The company has spent more than $1 billion related to the blowout with the majority of that going to temporarily relocate 8,000 families, according to filings with the U.S. Securities and Exchange Commission. The utility still faces more than 385 lawsuits on behalf of 48,000 people.

Under the settlement, the utility agreed to pay up to $25 million to study long-term health consequences; reimburse city, county and state governments for responding to the incident; and monitor chemicals in the air near the facility for eight years. Costs of the settlement can’t be passed along to ratepayers.

The mitigation part of the deal calls for the utility to pay $26.5 million toward technology that captures methane from lagoons of cow manure and pipes it into the natural gas supply chain to be used to fuel trucks that run on compressed natural gas.

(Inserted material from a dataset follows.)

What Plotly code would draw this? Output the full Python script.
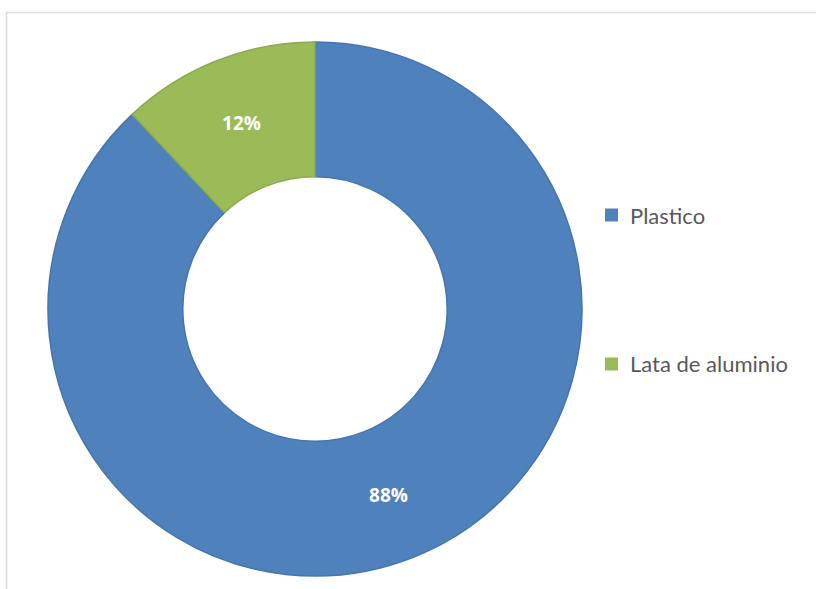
import plotly.graph_objects as go

labels = ["Plastico", "Lata de aluminio"]
values = [88, 12]
colors = ["#4f81bd", "#9bbb59"]
edge_colors = ["#4675ae", "#8aab4c"]

W, H = 816, 589
cx, cy, R = 315, 309, 267

def px_x(x):
    return x / W

def px_y(y):
    return 1 - y / H

fig = go.Figure()
fig.add_trace(go.Pie(
    labels=labels,
    values=values,
    hole=0.495,
    sort=False,
    direction="clockwise",
    rotation=0,
    marker=dict(colors=colors, line=dict(color=edge_colors, width=1.5)),
    textinfo="percent",
    texttemplate="%{percent:.0%}",
    textposition="inside",
    insidetextorientation="horizontal",
    textfont=dict(family="Open Sans", size=19, color="white", weight="bold"),
    showlegend=False,
    domain=dict(x=[px_x(cx - R), px_x(cx + R)], y=[px_y(cy + R), px_y(cy - R)]),
    hoverinfo="label+percent",
))

shapes = [
    dict(type="line", xref="paper", yref="paper", x0=px_x(6.5), x1=1.0, y0=px_y(12.5), y1=px_y(12.5),
         line=dict(color="#d9d9d9", width=1.5)),
    dict(type="line", xref="paper", yref="paper", x0=px_x(6.5), x1=px_x(6.5), y0=px_y(12.5), y1=0,
         line=dict(color="#d9d9d9", width=1.5)),
]
annotations = []
legend_y = [215, 364]
for lab, col, ly in zip(labels, colors, legend_y):
    shapes.append(dict(type="rect", xref="paper", yref="paper",
                       x0=px_x(605), x1=px_x(618), y0=px_y(ly + 6.5), y1=px_y(ly - 6.5),
                       fillcolor=col, line=dict(color=col, width=0)))
    annotations.append(dict(text=lab, xref="paper", yref="paper", x=px_x(628), y=px_y(ly),
                            xanchor="left", yanchor="middle", showarrow=False,
                            font=dict(family="Lato", size=22, color="#595959")))

fig.update_layout(
    width=W, height=H,
    margin=dict(l=0, r=0, t=0, b=0),
    paper_bgcolor="white",
    plot_bgcolor="white",
    shapes=shapes,
    annotations=annotations,
)

fig.write_html("out.html")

A coalition of environmental groups criticized that decision as an inefficient way to absorb the methane and said it would lead to larger and more concentrated dairies and lead to smoggier air in the already heavily polluted San Joaquin Valley while also creating more natural gas infrastructure at a time when cleaner alternatives are needed.

They joined the chorus of residents directly affected by the blowout in calling for mitigation in the Los Angeles area where there are plenty of sources where methane could be reduced.

“Fix what you broke where you broke it,” said Phoebe Seaton of the Leadership Council for Justice and Accountability.

Representatives from the attorney general’s office and the California Air Resources Board would not comment in advance of the hearing, but the air board defended the settlement in a response to public comments filed in the court case.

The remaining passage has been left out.